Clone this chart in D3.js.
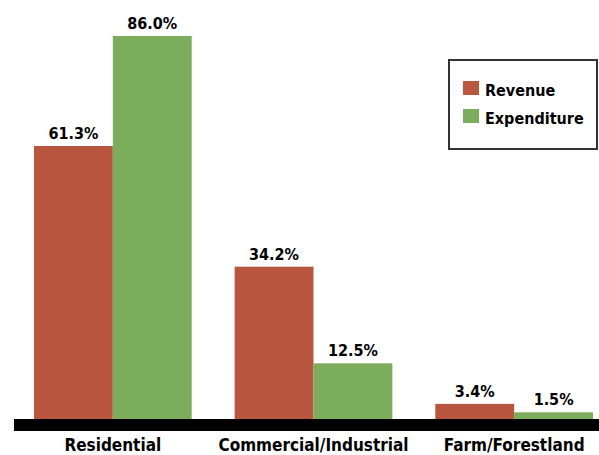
<!DOCTYPE html>
<html>
<head>
<meta charset="utf-8">
<script src="https://cdn.jsdelivr.net/npm/d3@7"></script>
<style>
  html, body { margin: 0; padding: 0; background: #fff; }
  svg { display: block; }
  text { font-family: "DejaVu Sans Condensed", "DejaVu Sans", sans-serif; font-stretch: condensed; font-weight: bold; fill: #000; }
</style>
</head>
<body>
<svg id="chart" width="599" height="455"></svg>
<script>
const categories = ["Residential", "Commercial/Industrial", "Farm/Forestland"];
const seriesNames = ["Revenue", "Expenditure"];
const revenue = [61.3, 34.2, 3.4];
const expenditure = [86.0, 12.5, 1.5];
const colors = ["#B85640", "#7CAD5D"];

const W = 599, H = 455;
const baseY = 419;

const svg = d3.select("#chart");

const x0 = d3.scaleBand()
  .domain(categories)
  .range([12.5, 614.5])
  .paddingInner(0.214)
  .paddingOuter(0.107);

const x1 = d3.scaleBand()
  .domain(seriesNames)
  .range([0, x0.bandwidth()])
  .padding(0);

const y = d3.scaleLinear()
  .domain([0, 86])
  .range([baseY, 36]);

const fmt = d => d.toFixed(1) + "%";

const data = categories.map((c, i) => ({
  cat: c,
  vals: [
    { s: seriesNames[0], v: revenue[i] },
    { s: seriesNames[1], v: expenditure[i] }
  ]
}));

const color = d3.scaleOrdinal().domain(seriesNames).range(colors);

function addText(sel, x, yy, str, size, anchor) {
  return sel.append("text")
    .attr("x", x).attr("y", yy)
    .attr("text-anchor", anchor || "middle")
    .style("font-size", size + "px")
    .text(str);
}

const groups = svg.append("g").selectAll("g")
  .data(data).join("g")
  .attr("transform", d => `translate(${x0(d.cat)},0)`);

groups.selectAll("rect")
  .data(d => d.vals).join("rect")
  .attr("x", d => x1(d.s))
  .attr("width", x1.bandwidth())
  .attr("y", d => y(d.v))
  .attr("height", d => baseY - y(d.v))
  .attr("fill", d => color(d.s));

groups.each(function(d) {
  const g = d3.select(this);
  d.vals.forEach(v => {
    addText(g, x1(v.s) + x1.bandwidth() / 2, y(v.v) - 7, fmt(v.v), 16);
  });
});

// baseline
svg.append("rect")
  .attr("x", 14).attr("y", baseY)
  .attr("width", W - 14).attr("height", 12)
  .attr("fill", "#000");

// category labels
categories.forEach(c => {
  addText(svg, x0(c) + x0.bandwidth() / 2, 451, c, 17);
});

// legend
const lg = svg.append("g");
lg.append("rect")
  .attr("x", 449).attr("y", 60)
  .attr("width", 148).attr("height", 89)
  .attr("fill", "#fff")
  .attr("stroke", "#333").attr("stroke-width", 2);

seriesNames.forEach((s, i) => {
  const yy = 81 + i * 28;
  lg.append("rect")
    .attr("x", 463).attr("y", yy)
    .attr("width", 16).attr("height", 14)
    .attr("fill", color(s));
  addText(lg, 485, yy + 14.5, s, 16, "start");
});
</script>
</body>
</html>
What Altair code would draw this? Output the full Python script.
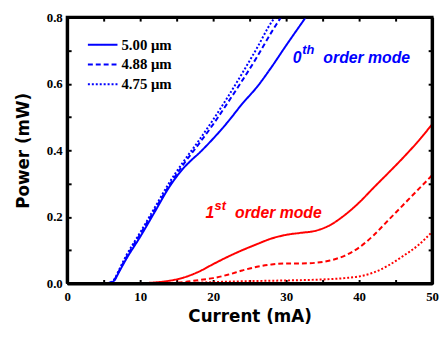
import altair as alt
import pandas as pd

# ---- data ----
I_500 = [0, 5, 6, 6.5, 7, 8, 10, 12, 14, 16, 17, 18, 20, 22, 24, 26, 28, 30, 32, 32.7]
P_500 = [0, 0, 0.003, 0.01, 0.03, 0.07, 0.14, 0.215, 0.29, 0.348, 0.37, 0.39, 0.435, 0.485, 0.54, 0.59, 0.65, 0.715, 0.778, 0.8]
I_488 = [0, 5, 6, 6.5, 7, 8, 10, 12, 14, 16, 18, 20, 22, 24, 26, 28, 29.3]
P_488 = [0, 0, 0.003, 0.012, 0.033, 0.075, 0.148, 0.222, 0.295, 0.36, 0.418, 0.478, 0.543, 0.61, 0.68, 0.755, 0.8]
I_475 = [0, 5, 6, 6.5, 7, 8, 10, 12, 14, 16, 18, 20, 22, 24, 26, 28, 28.5]
P_475 = [0, 0, 0.004, 0.014, 0.036, 0.08, 0.153, 0.228, 0.303, 0.368, 0.428, 0.492, 0.56, 0.632, 0.707, 0.785, 0.8]

I1_500 = [0, 10, 12, 14, 16, 18, 20, 22, 24, 26, 28, 30, 32, 34, 36, 38, 40, 42, 44, 46, 48, 50]
P1_500 = [0, 0.001, 0.003, 0.008, 0.018, 0.035, 0.058, 0.08, 0.1, 0.118, 0.135, 0.146, 0.152, 0.158, 0.175, 0.205, 0.243, 0.288, 0.332, 0.377, 0.425, 0.478]
I1_488 = [0, 14, 16, 18, 20, 22, 24, 26, 28, 30, 32, 34, 36, 38, 40, 42, 44, 46, 48, 50]
P1_488 = [0, 0.001, 0.004, 0.01, 0.016, 0.026, 0.039, 0.05, 0.057, 0.06, 0.06, 0.062, 0.069, 0.083, 0.108, 0.145, 0.19, 0.235, 0.28, 0.325]
I1_475 = [0, 16, 20, 25, 30, 35, 38, 40, 42, 44, 46, 48, 50]
P1_475 = [0, 0.001, 0.004, 0.007, 0.009, 0.012, 0.016, 0.021, 0.033, 0.054, 0.082, 0.113, 0.155]

widths = ["5.00 \u03bcm", "4.88 \u03bcm", "4.75 \u03bcm"]
modes = ["0th", "1st"]

x_dom = [0, 50]
y_dom = [0, 0.8]
x_ticks = [0, 5, 10, 15, 20, 25, 30, 35, 40, 45, 50]
y_ticks = [0.0, 0.1, 0.2, 0.3, 0.4, 0.5, 0.6, 0.7, 0.8]

# annotation text pieces (data coordinates)
ann_text = ["0", "th", "order mode", "1", "st", "order mode"]
ann_x = [30.9, 32.2, 35.1, 18.95, 20.2, 23.0]
ann_y = [0.663, 0.689, 0.663, 0.196, 0.220, 0.196]
ann_mode = ["0th", "0th", "0th", "1st", "1st", "1st"]
ann_size = [16, 13, 16, 16, 13, 16]

# ---- build tables ----
rows = []
for mode, sets in [("0th", [(I_500, P_500), (I_488, P_488), (I_475, P_475)]),
                   ("1st", [(I1_500, P1_500), (I1_488, P1_488), (I1_475, P1_475)])]:
    for w, (xs_, ys_) in zip(widths, sets):
        for k, (a, b) in enumerate(zip(xs_, ys_)):
            rows.append({"I": a, "P": b, "width": w, "mode": mode, "order": k})
df = pd.DataFrame(rows)

ann = pd.DataFrame({"t": ann_text, "x": ann_x, "y": ann_y, "mode": ann_mode, "s": ann_size})

# frame outline around the full scale domains
frame_df = pd.DataFrame({
    "fx": [x_dom[0], x_dom[1], x_dom[1], x_dom[0], x_dom[0]],
    "fy": [y_dom[0], y_dom[0], y_dom[1], y_dom[1], y_dom[0]],
    "k": [0, 1, 2, 3, 4],
})

W, H = 370, 270
xs = alt.Scale(domain=x_dom, nice=False, zero=False)
ys = alt.Scale(domain=y_dom, nice=False, zero=False)
col = alt.Scale(domain=modes, range=["#0000FF", "#FF0000"])
dash = alt.Scale(domain=widths, range=[[1, 0], [5, 3], [2, 2]])

common = dict(domain=True, domainColor="black", domainWidth=3, ticks=True,
              tickColor="black", tickWidth=2, tickSize={"expr": "-4"},
              labelFlush=False, grid=False)

x_bottom = alt.Axis(orient="bottom", values=x_ticks, title="Current (mA)",
                    labelExpr="datum.value % 10 === 0 ? format(datum.value, 'd') : ''",
                    labelPadding=11, titlePadding=6, **common)
y_left = alt.Axis(orient="left", values=y_ticks, title="Power (mW)",
                  labelExpr="round(datum.value * 10) % 2 === 0 ? format(datum.value, '.1f') : ''",
                  labelPadding=9, titlePadding=14, **common)
x_top = alt.Axis(orient="top", values=x_ticks, title=None, labels=False, **common)
y_right = alt.Axis(orient="right", values=y_ticks, title=None, labels=False, **common)

lines = alt.Chart(df).mark_line(strokeWidth=2, clip=True, interpolate="monotone").encode(
    x=alt.X("I:Q", scale=xs, axis=x_bottom),
    y=alt.Y("P:Q", scale=ys, axis=y_left),
    color=alt.Color("mode:N", scale=col, legend=None),
    strokeDash=alt.StrokeDash("width:N", scale=dash, sort=widths, legend=alt.Legend(
        title=None, orient="none", legendX=25, legendY=17, symbolType="M-1.5,0H1.5",
        symbolStrokeColor="#0000FF", symbolStrokeWidth=2, symbolSize=400,
        labelFont="Liberation Serif", labelFontWeight="bold", labelFontSize=15,
        labelColor="black", labelOffset=8, rowPadding=1)),
    detail="mode:N",
    order="order:Q",
)

text = alt.Chart(ann).mark_text(font="Liberation Sans", fontWeight="bold", fontStyle="italic",
                                align="left", baseline="alphabetic").encode(
    x=alt.X("x:Q", scale=xs, axis=x_top),
    y=alt.Y("y:Q", scale=ys, axis=y_right),
    text="t:N",
    size=alt.Size("s:Q", scale=None, legend=None),
    color=alt.Color("mode:N", scale=col, legend=None),
)

frame = alt.Chart(frame_df).mark_line(color="black", strokeWidth=3, strokeJoin="miter").encode(
    x=alt.X("fx:Q", scale=xs, axis=None),
    y=alt.Y("fy:Q", scale=ys, axis=None),
    order="k:Q",
)

chart = alt.layer(lines, text, frame).resolve_axis(x="independent", y="independent").properties(
    width=W, height=H,
    background="white",
    autosize=alt.AutoSizeParams(type="none"),
    padding={"left": 60, "top": 7, "right": 8, "bottom": 50},
).configure_view(strokeWidth=0).configure_axis(
    labelFont="Liberation Serif", labelFontWeight="bold", labelFontSize=13,
    labelColor="black", titleFont="DejaVu Sans", titleFontWeight="bold",
    titleFontSize=17, titleColor="black")

chart.save("out.html", embed_options={"renderer": "svg", "actions": False})
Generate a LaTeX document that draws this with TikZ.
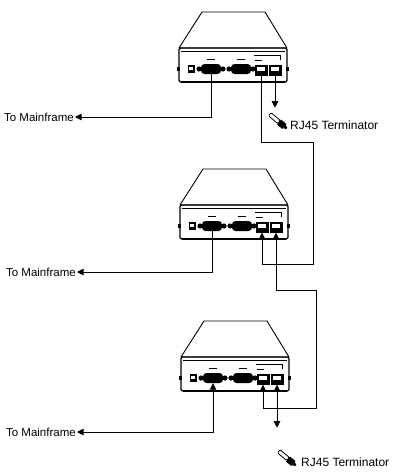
\documentclass[tikz,border=0pt]{standalone}
\usepackage{fontspec}
\setmainfont{Liberation Sans}
\usetikzlibrary{
  arrows.meta,
  positioning
}

\tikzset{
  modem/.pic={
    % lid and front panel
    \draw[case] (-31,-53) -- (32,-53) -- (54,-17) -- (-54,-17) -- cycle;
    \draw[panel] (-54,-17) rectangle (54,17);
    \draw[thin] (-52,-14) -- (52,-14);
    \draw[line width=1.6pt] (-52,17) -- (52,17);
    \fill (-56,2) rectangle (-53,6);
    \fill (53,2) rectangle (56,6);
    % sockets
    \node[dcjack] (-dc) at (-42,4) {};
    \node[db9] (-pa) at (-22,4) {};
    \node[db9] (-pb) at (8,4) {};
    \fill (-34,4) circle (2.6pt) (-10,4) circle (2.6pt);
    \fill (-4,4) circle (2.6pt) (20,4) circle (2.6pt);
    \node[rj45] (-r1) at (28,5) {};
    \node[rj45] (-r2) at (42,5) {};
    % printing above sockets
    \draw[line width=1pt] (-26,-6) -- (-18,-6) (4,-6) -- (12,-6) (22,-5) -- (29,-5);
    \draw[thin] (21,-10) -- (47,-10) -- (47,-5);
  },
  plug/.pic={
    \begin{scope}[rotate=-40]
      \draw[line width=0.8pt, fill=white, rounded corners=1pt] (-12pt,-2pt) rectangle (0pt,2pt);
      \fill (0pt,-3.2pt) rectangle (7pt,3.2pt);
      \fill (7pt,-2pt) -- (10pt,-1pt) -- (10pt,1pt) -- (7pt,2pt) -- cycle;
    \end{scope}
  }
}

\begin{document}
\begin{tikzpicture}[
      x=1pt, y=-1pt,
      case/.style={line width=0.9pt, line join=round},
      panel/.style={line width=1.1pt, rounded corners=1.5pt},
      db9/.style={
         rectangle,
         fill=black,
         rounded corners=3.5pt,
         minimum width=20pt,
         minimum height=10pt,
         inner sep=0pt
      },
      rj45/.style={
         rectangle,
         fill=black,
         minimum width=13pt,
         minimum height=11pt,
         inner sep=0pt,
         path picture={\fill[white] ([shift={(2.5pt,-2.5pt)}]path picture bounding box.north west) rectangle ++(8pt,-4pt);}
      },
      dcjack/.style={
         rectangle,
         fill=black,
         minimum width=7pt,
         minimum height=8pt,
         inner sep=0pt,
         path picture={\fill[white] ([shift={(1.5pt,-1.8pt)}]path picture bounding box.north west) rectangle ++(4pt,-3pt);}
      },
      cable/.style={line width=0.9pt},
      >={Triangle[width=6.5pt,length=6.5pt]},
      mainframe/.style={font=\fontsize{11.5}{13}\selectfont, inner sep=1pt, anchor=east},
      termlabel/.style={font=\fontsize{12}{14}\selectfont, inner sep=0pt, anchor=west},
      vh path/.style={to path={|- (\tikztotarget)}},
      hv path/.style={to path={-| (\tikztotarget)}}
    ]
    \useasboundingbox (0,0) rectangle (409,474);

    % the three units
    \pic (top) at (233,65) {modem};
    \pic (mid) at (234,222) {modem};
    \pic (bot) at (235,374) {modem};

    % host side
    \node[mainframe] (mf1) at (75,117) {To Mainframe};
    \node[mainframe] (mf2) at (77,272) {To Mainframe};
    \node[mainframe] (mf3) at (77,432) {To Mainframe};
    \draw[cable,->] (top-pa) to[vh path] (mf1);
    \draw[cable,->] (mid-pa) to[vh path] (mf2);
    \draw[cable,<->] (bot-pa) to[vh path] (mf3);

    % daisy chain
    \coordinate (k1) at (313,142);
    \coordinate (k2) at (313,264);
    \coordinate (k3) at (316,290);
    \coordinate (k4) at (316,408);
    \draw[cable,->] (top-r1) to[vh path] (k1) -- (k2) to[hv path] (mid-r1);
    \draw[cable,<->] (mid-r2) to[vh path] (k3) -- (k4) to[hv path] (bot-r1);

    % terminators
    \coordinate[below=32pt of top-r2] (tt1);
    \coordinate[below=43pt of bot-r2] (tt2);
    \draw[cable,->] (top-r2) -- (tt1);
    \draw[cable,<->] (bot-r2) -- (tt2);
    \pic at (279,122) {plug};
    \pic at (288,459) {plug};
    \node[termlabel] (rj1) at (290,125) {RJ45 Terminator};
    \node[termlabel] (rj2) at (301,462) {RJ45 Terminator};
\end{tikzpicture}
\end{document}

-*-*-

[Task requirements] Include both the line containing "What Altair code" and the line containing "import pandas as pd" when you write out everything between them, exactly. Leave the pictures out.

[Written solution]
What Altair code would draw this? Output the full Python script.
import altair as alt
import pandas as pd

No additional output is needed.